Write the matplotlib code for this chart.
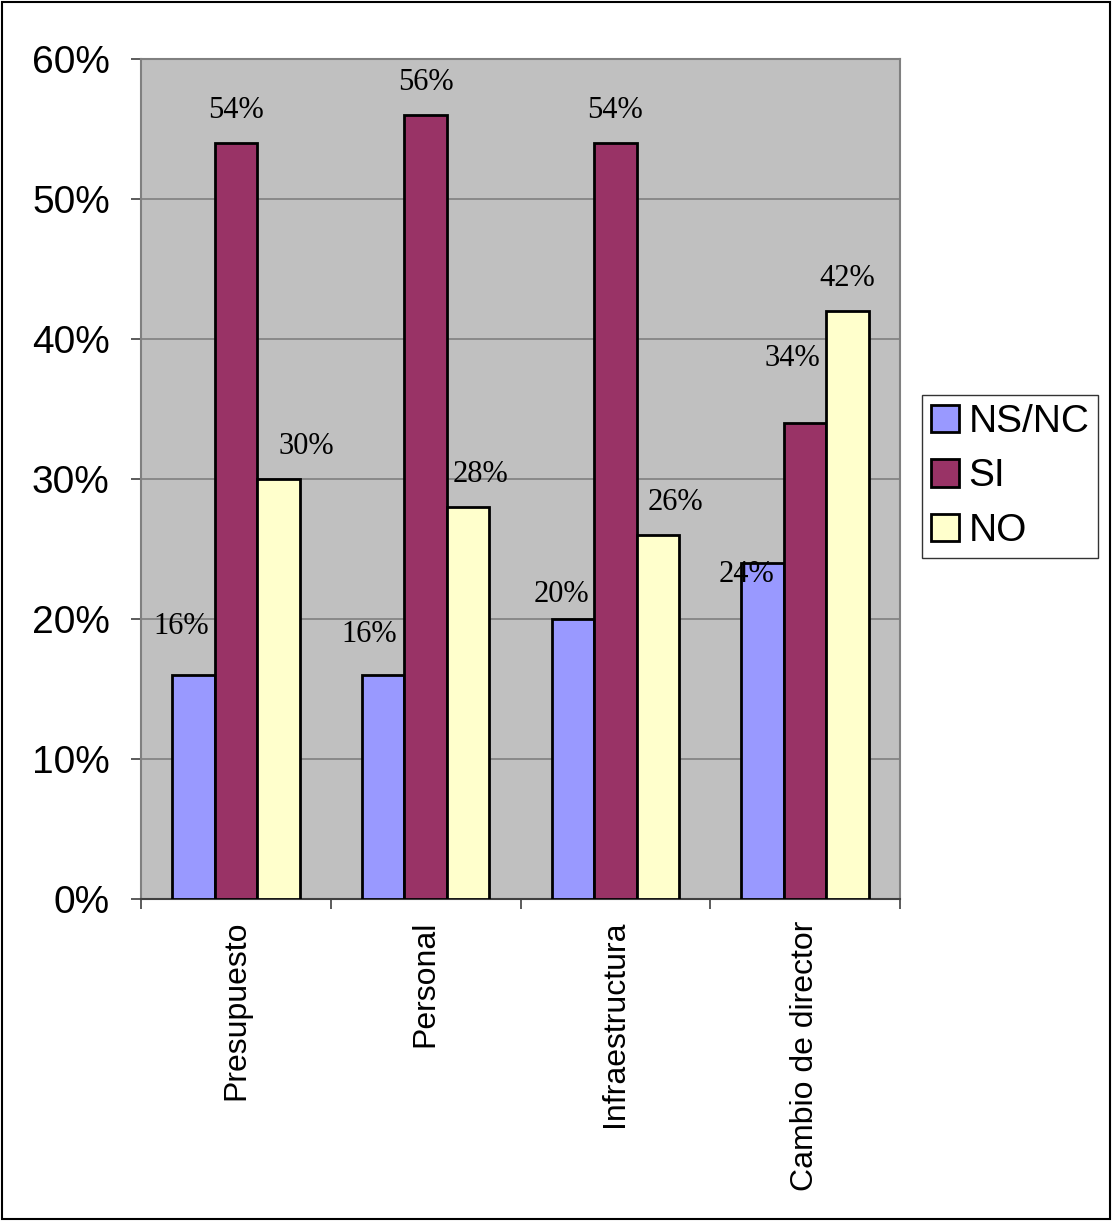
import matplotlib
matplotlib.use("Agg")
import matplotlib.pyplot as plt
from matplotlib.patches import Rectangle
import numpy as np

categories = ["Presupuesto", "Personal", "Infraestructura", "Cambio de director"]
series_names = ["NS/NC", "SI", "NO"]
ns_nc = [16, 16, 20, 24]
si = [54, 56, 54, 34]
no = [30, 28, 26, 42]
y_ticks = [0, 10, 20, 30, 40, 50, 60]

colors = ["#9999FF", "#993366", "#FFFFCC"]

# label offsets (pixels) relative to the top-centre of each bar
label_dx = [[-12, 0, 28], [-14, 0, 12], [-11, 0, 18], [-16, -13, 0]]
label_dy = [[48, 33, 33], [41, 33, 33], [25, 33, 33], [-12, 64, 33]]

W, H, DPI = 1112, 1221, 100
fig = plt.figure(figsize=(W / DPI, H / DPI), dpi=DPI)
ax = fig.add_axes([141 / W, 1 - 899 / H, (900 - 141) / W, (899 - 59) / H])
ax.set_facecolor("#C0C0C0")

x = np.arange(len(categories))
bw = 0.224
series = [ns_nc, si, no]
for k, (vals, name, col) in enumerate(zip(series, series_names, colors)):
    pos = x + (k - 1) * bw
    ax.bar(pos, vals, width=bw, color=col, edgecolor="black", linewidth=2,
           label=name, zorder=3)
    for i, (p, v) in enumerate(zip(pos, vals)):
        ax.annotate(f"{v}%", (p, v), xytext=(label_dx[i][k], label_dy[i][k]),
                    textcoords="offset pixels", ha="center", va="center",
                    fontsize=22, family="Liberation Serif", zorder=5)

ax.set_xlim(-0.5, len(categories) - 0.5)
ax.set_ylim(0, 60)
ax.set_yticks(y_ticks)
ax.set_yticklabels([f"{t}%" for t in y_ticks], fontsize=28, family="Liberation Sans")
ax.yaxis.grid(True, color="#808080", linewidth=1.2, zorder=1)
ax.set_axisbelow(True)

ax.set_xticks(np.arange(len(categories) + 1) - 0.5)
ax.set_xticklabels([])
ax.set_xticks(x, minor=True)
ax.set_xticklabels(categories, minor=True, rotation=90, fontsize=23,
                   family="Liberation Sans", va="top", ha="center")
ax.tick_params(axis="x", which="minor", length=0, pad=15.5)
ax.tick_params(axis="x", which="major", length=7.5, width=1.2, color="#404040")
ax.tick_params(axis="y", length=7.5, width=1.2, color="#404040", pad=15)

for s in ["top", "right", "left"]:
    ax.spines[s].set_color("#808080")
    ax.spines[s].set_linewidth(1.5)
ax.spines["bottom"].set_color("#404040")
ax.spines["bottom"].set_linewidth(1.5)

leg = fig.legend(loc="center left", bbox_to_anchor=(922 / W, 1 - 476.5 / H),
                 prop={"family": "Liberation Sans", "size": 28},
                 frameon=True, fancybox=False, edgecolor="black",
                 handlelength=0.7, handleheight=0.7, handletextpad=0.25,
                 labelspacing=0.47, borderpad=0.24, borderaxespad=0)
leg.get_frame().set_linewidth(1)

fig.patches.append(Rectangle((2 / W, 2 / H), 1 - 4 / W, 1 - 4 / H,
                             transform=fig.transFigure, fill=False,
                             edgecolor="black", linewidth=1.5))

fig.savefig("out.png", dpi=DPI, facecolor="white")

━━━━━━━━━━━━━━━━━━━━

AIM: Give back exactly the lines from the first line of the data through the line with "[-12, 64, 33]]", pictures excluded.

ANSWER TO THE EXERCISE:
Write the matplotlib code for this chart.
import matplotlib
matplotlib.use("Agg")
import matplotlib.pyplot as plt
from matplotlib.patches import Rectangle
import numpy as np

categories = ["Presupuesto", "Personal", "Infraestructura", "Cambio de director"]
series_names = ["NS/NC", "SI", "NO"]
ns_nc = [16, 16, 20, 24]
si = [54, 56, 54, 34]
no = [30, 28, 26, 42]
y_ticks = [0, 10, 20, 30, 40, 50, 60]

colors = ["#9999FF", "#993366", "#FFFFCC"]

# label offsets (pixels) relative to the top-centre of each bar
label_dx = [[-12, 0, 28], [-14, 0, 12], [-11, 0, 18], [-16, -13, 0]]
label_dy = [[48, 33, 33], [41, 33, 33], [25, 33, 33], [-12, 64, 33]]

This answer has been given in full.